> [Task prompt]:
Output the material below unchanged, apart from leaving out the pictures.

BEGIN Source data

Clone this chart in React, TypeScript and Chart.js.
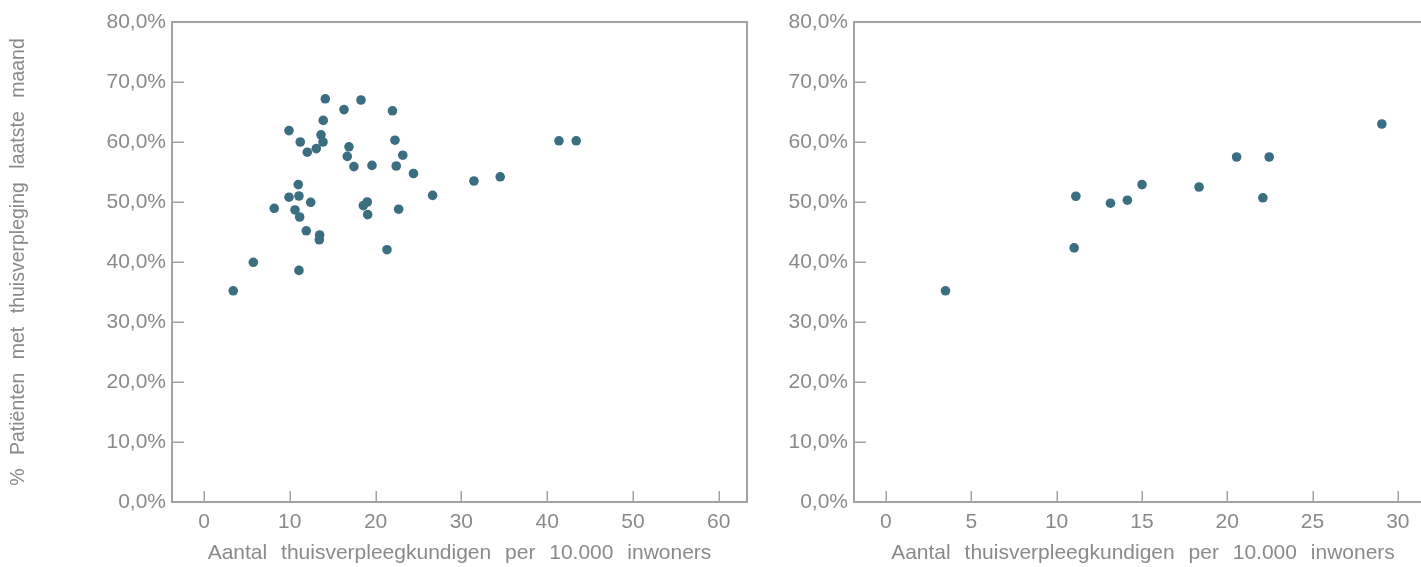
import React, { useEffect, useRef } from "react";
import { Chart, registerables } from "chart.js";

Chart.register(...registerables);

// Left panel: all points
const leftX = [14.14, 18.3, 16.32, 21.97, 13.9, 9.91, 13.64, 11.22, 13.87, 22.26, 12.04, 13.09, 16.9, 16.7, 23.17, 17.48, 19.58, 22.41, 24.42, 10.99, 9.91, 11.07, 12.44, 8.19, 10.61, 11.15, 18.57, 19.03, 19.08, 22.69, 26.65, 11.92, 13.48, 13.44, 21.33, 5.75, 11.07, 3.41, 31.47, 34.53, 41.38, 43.39];
const leftY = [67.2, 67.0, 65.4, 65.2, 63.6, 61.9, 61.2, 60.0, 60.0, 60.3, 58.3, 58.9, 59.2, 57.6, 57.8, 55.9, 56.1, 56.0, 54.75, 52.9, 50.8, 51.0, 49.95, 48.95, 48.67, 47.5, 49.4, 50.0, 47.9, 48.8, 51.1, 45.2, 44.5, 43.7, 42.05, 39.95, 38.6, 35.2, 53.5, 54.2, 60.2, 60.2];

// Right panel
const rightX = [3.49, 11.03, 11.13, 13.16, 14.15, 15.01, 18.35, 20.55, 22.46, 22.09, 29.06];
const rightY = [35.2, 42.35, 50.96, 49.8, 50.3, 52.9, 52.5, 57.5, 57.5, 50.7, 63.0];

const xTicksLeft = [0, 10, 20, 30, 40, 50, 60];
const xTicksRight = [0, 5, 10, 15, 20, 25, 30];
const yTicks = [0, 10, 20, 30, 40, 50, 60, 70, 80];

const xTitle = "Aantal thuisverpleegkundigen per 10.000 inwoners";
const yTitle = "% Patiënten met thuisverpleging laatste maand";

const POINT = "#3b6e81";
const AXIS = "#a3a3a3";
const TEXT = "#8a8a8a";
const FONT = "'Liberation Sans', Arial, sans-serif";

const framePlugin = {
  id: "frame",
  beforeDraw(chart: any) {
    // wider gaps between words, as in the original typesetting
    (chart.ctx as any).wordSpacing = "8px";
  },
  afterDraw(chart: any) {
    const { ctx, chartArea, scales } = chart;
    const { left, right, top, bottom } = chartArea;
    const x = scales.x;
    const y = scales.y;
    ctx.save();
    ctx.strokeStyle = AXIS;
    ctx.lineWidth = 2;
    ctx.beginPath();
    ctx.moveTo(left, top);
    ctx.lineTo(right, top);
    ctx.lineTo(right, bottom);
    ctx.stroke();
    ctx.lineWidth = 1.5;
    ctx.beginPath();
    x.ticks.forEach((t: any) => {
      const px = Math.round(x.getPixelForValue(t.value)) + 0.25;
      ctx.moveTo(px, bottom);
      ctx.lineTo(px, bottom - 11);
    });
    y.ticks.forEach((t: any) => {
      const py = Math.round(y.getPixelForValue(t.value)) + 0.25;
      ctx.moveTo(left, py);
      ctx.lineTo(left + 12, py);
    });
    ctx.stroke();
    ctx.restore();
  },
};

function makeConfig(
  xs: number[],
  ys: number[],
  xTicks: number[],
  xMin: number,
  xMax: number,
  yWidth: number,
  showYTitle: boolean,
  padRight: number
): any {
  return {
    type: "scatter",
    data: {
      datasets: [
        {
          data: xs.map((v, i) => ({ x: v, y: ys[i] })),
          backgroundColor: POINT,
          borderWidth: 0,
          pointRadius: 4.8,
          pointHoverRadius: 4.8,
        },
      ],
    },
    options: {
      responsive: false,
      animation: false,
      layout: { padding: { top: 22, right: padRight, left: 0, bottom: 0 } },
      plugins: { legend: { display: false }, tooltip: { enabled: false } },
      scales: {
        x: {
          type: "linear",
          min: xMin,
          max: xMax,
          afterBuildTicks: (s: any) => {
            s.ticks = xTicks.map((v) => ({ value: v }));
          },
          afterFit: (s: any) => {
            s.height = 65;
          },
          grid: { display: false, drawTicks: false },
          border: { display: true, color: AXIS, width: 2 },
          ticks: {
            color: TEXT,
            font: { family: FONT, size: 21 },
            padding: 8,
            maxRotation: 0,
            autoSkip: false,
          },
          title: {
            display: true,
            text: xTitle,
            color: TEXT,
            font: { family: FONT, size: 21 },
            padding: { top: 0, bottom: 1 },
          },
        },
        y: {
          type: "linear",
          min: 0,
          max: 80,
          afterBuildTicks: (s: any) => {
            s.ticks = yTicks.map((v) => ({ value: v }));
          },
          afterFit: (s: any) => {
            s.width = yWidth;
          },
          grid: { display: false, drawTicks: false },
          border: { display: true, color: AXIS, width: 2 },
          ticks: {
            color: TEXT,
            font: { family: FONT, size: 21 },
            padding: 6,
            autoSkip: false,
            callback: (v: number) => v.toFixed(1).replace(".", ",") + "%",
          },
          title: {
            display: showYTitle,
            text: yTitle,
            color: TEXT,
            font: { family: FONT, size: 19.5 },
            padding: { top: 7, bottom: 0 },
          },
        },
      },
    },
    plugins: [framePlugin],
  };
}

function ScatterPanel(props: {
  xs: number[];
  ys: number[];
  xTicks: number[];
  xMin: number;
  xMax: number;
  yWidth: number;
  showYTitle: boolean;
  width: number;
  padRight: number;
}) {
  const ref = useRef<HTMLCanvasElement | null>(null);
  useEffect(() => {
    if (!ref.current) return;
    const chart = new Chart(
      ref.current,
      makeConfig(props.xs, props.ys, props.xTicks, props.xMin, props.xMax, props.yWidth, props.showYTitle, props.padRight)
    );
    return () => chart.destroy();
  }, []);
  return <canvas ref={ref} width={props.width} height={567} style={{ display: "block" }} />;
}

export default function App() {
  return (
    <div
      style={{
        position: "fixed",
        left: 0,
        top: 0,
        width: 1421,
        height: 567,
        overflow: "hidden",
        background: "#fff",
      }}
    >
      <div style={{ position: "absolute", left: 0, top: 0 }}>
        <ScatterPanel
          xs={leftX}
          ys={leftY}
          xTicks={xTicksLeft}
          xMin={-3.73}
          xMax={63.3}
          yWidth={172}
          showYTitle={true}
          width={760}
          padRight={13}
        />
      </div>
      <div style={{ position: "absolute", left: 760, top: 0 }}>
        <ScatterPanel
          xs={rightX}
          ys={rightY}
          xTicks={xTicksRight}
          xMin={-1.87}
          xMax={32}
          yWidth={94}
          showYTitle={false}
          width={720}
          padRight={48}
        />
      </div>
    </div>
  );
}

END Source data

> [Solution]:
Clone this chart in React, TypeScript and Chart.js.
import React, { useEffect, useRef } from "react";
import { Chart, registerables } from "chart.js";

Chart.register(...registerables);

// Left panel: all points
const leftX = [14.14, 18.3, 16.32, 21.97, 13.9, 9.91, 13.64, 11.22, 13.87, 22.26, 12.04, 13.09, 16.9, 16.7, 23.17, 17.48, 19.58, 22.41, 24.42, 10.99, 9.91, 11.07, 12.44, 8.19, 10.61, 11.15, 18.57, 19.03, 19.08, 22.69, 26.65, 11.92, 13.48, 13.44, 21.33, 5.75, 11.07, 3.41, 31.47, 34.53, 41.38, 43.39];
const leftY = [67.2, 67.0, 65.4, 65.2, 63.6, 61.9, 61.2, 60.0, 60.0, 60.3, 58.3, 58.9, 59.2, 57.6, 57.8, 55.9, 56.1, 56.0, 54.75, 52.9, 50.8, 51.0, 49.95, 48.95, 48.67, 47.5, 49.4, 50.0, 47.9, 48.8, 51.1, 45.2, 44.5, 43.7, 42.05, 39.95, 38.6, 35.2, 53.5, 54.2, 60.2, 60.2];

// Right panel
const rightX = [3.49, 11.03, 11.13, 13.16, 14.15, 15.01, 18.35, 20.55, 22.46, 22.09, 29.06];
const rightY = [35.2, 42.35, 50.96, 49.8, 50.3, 52.9, 52.5, 57.5, 57.5, 50.7, 63.0];

const xTicksLeft = [0, 10, 20, 30, 40, 50, 60];
const xTicksRight = [0, 5, 10, 15, 20, 25, 30];
const yTicks = [0, 10, 20, 30, 40, 50, 60, 70, 80];

const xTitle = "Aantal thuisverpleegkundigen per 10.000 inwoners";
const yTitle = "% Patiënten met thuisverpleging laatste maand";

const POINT = "#3b6e81";
const AXIS = "#a3a3a3";
const TEXT = "#8a8a8a";
const FONT = "'Liberation Sans', Arial, sans-serif";

const framePlugin = {
  id: "frame",
  beforeDraw(chart: any) {
    // wider gaps between words, as in the original typesetting
    (chart.ctx as any).wordSpacing = "8px";
  },
  afterDraw(chart: any) {
    const { ctx, chartArea, scales } = chart;
    const { left, right, top, bottom } = chartArea;
    const x = scales.x;
    const y = scales.y;
    ctx.save();
    ctx.strokeStyle = AXIS;
    ctx.lineWidth = 2;
    ctx.beginPath();
    ctx.moveTo(left, top);
    ctx.lineTo(right, top);
    ctx.lineTo(right, bottom);
    ctx.stroke();
    ctx.lineWidth = 1.5;
    ctx.beginPath();
    x.ticks.forEach((t: any) => {
      const px = Math.round(x.getPixelForValue(t.value)) + 0.25;
      ctx.moveTo(px, bottom);
      ctx.lineTo(px, bottom - 11);
    });
    y.ticks.forEach((t: any) => {
      const py = Math.round(y.getPixelForValue(t.value)) + 0.25;
      ctx.moveTo(left, py);
      ctx.lineTo(left + 12, py);
    });
    ctx.stroke();
    ctx.restore();
  },
};

function makeConfig(
  xs: number[],
  ys: number[],
  xTicks: number[],
  xMin: number,
  xMax: number,
  yWidth: number,
  showYTitle: boolean,
  padRight: number
): any {
  return {
    type: "scatter",
    data: {
      datasets: [
        {
          data: xs.map((v, i) => ({ x: v, y: ys[i] })),
          backgroundColor: POINT,
          borderWidth: 0,
          pointRadius: 4.8,
          pointHoverRadius: 4.8,
        },
      ],
    },
    options: {
      responsive: false,
      animation: false,
      layout: { padding: { top: 22, right: padRight, left: 0, bottom: 0 } },
      plugins: { legend: { display: false }, tooltip: { enabled: false } },
      scales: {
        x: {
          type: "linear",
          min: xMin,
          max: xMax,
          afterBuildTicks: (s: any) => {
            s.ticks = xTicks.map((v) => ({ value: v }));
          },
          afterFit: (s: any) => {
            s.height = 65;
          },
          grid: { display: false, drawTicks: false },
          border: { display: true, color: AXIS, width: 2 },
          ticks: {
            color: TEXT,
            font: { family: FONT, size: 21 },
            padding: 8,
            maxRotation: 0,
            autoSkip: false,
          },
          title: {
            display: true,
            text: xTitle,
            color: TEXT,
            font: { family: FONT, size: 21 },
            padding: { top: 0, bottom: 1 },
          },
        },
        y: {
          type: "linear",
          min: 0,
          max: 80,
          afterBuildTicks: (s: any) => {
            s.ticks = yTicks.map((v) => ({ value: v }));
          },
          afterFit: (s: any) => {
            s.width = yWidth;
          },
          grid: { display: false, drawTicks: false },
          border: { display: true, color: AXIS, width: 2 },
          ticks: {
            color: TEXT,
            font: { family: FONT, size: 21 },
            padding: 6,
            autoSkip: false,
            callback: (v: number) => v.toFixed(1).replace(".", ",") + "%",
          },
          title: {
            display: showYTitle,
            text: yTitle,
            color: TEXT,
            font: { family: FONT, size: 19.5 },
            padding: { top: 7, bottom: 0 },
          },
        },
      },
    },
    plugins: [framePlugin],
  };
}

function ScatterPanel(props: {
  xs: number[];
  ys: number[];
  xTicks: number[];
  xMin: number;
  xMax: number;
  yWidth: number;
  showYTitle: boolean;
  width: number;
  padRight: number;
}) {
  const ref = useRef<HTMLCanvasElement | null>(null);
  useEffect(() => {
    if (!ref.current) return;
    const chart = new Chart(
      ref.current,
      makeConfig(props.xs, props.ys, props.xTicks, props.xMin, props.xMax, props.yWidth, props.showYTitle, props.padRight)
    );
    return () => chart.destroy();
  }, []);
  return <canvas ref={ref} width={props.width} height={567} style={{ display: "block" }} />;
}

export default function App() {
  return (
    <div
      style={{
        position: "fixed",
        left: 0,
        top: 0,
        width: 1421,
        height: 567,
        overflow: "hidden",
        background: "#fff",
      }}
    >
      <div style={{ position: "absolute", left: 0, top: 0 }}>
        <ScatterPanel
          xs={leftX}
          ys={leftY}
          xTicks={xTicksLeft}
          xMin={-3.73}
          xMax={63.3}
          yWidth={172}
          showYTitle={true}
          width={760}
          padRight={13}
        />
      </div>
      <div style={{ position: "absolute", left: 760, top: 0 }}>
        <ScatterPanel
          xs={rightX}
          ys={rightY}
          xTicks={xTicksRight}
          xMin={-1.87}
          xMax={32}
          yWidth={94}
          showYTitle={false}
          width={720}
          padRight={48}
        />
      </div>
    </div>
  );
}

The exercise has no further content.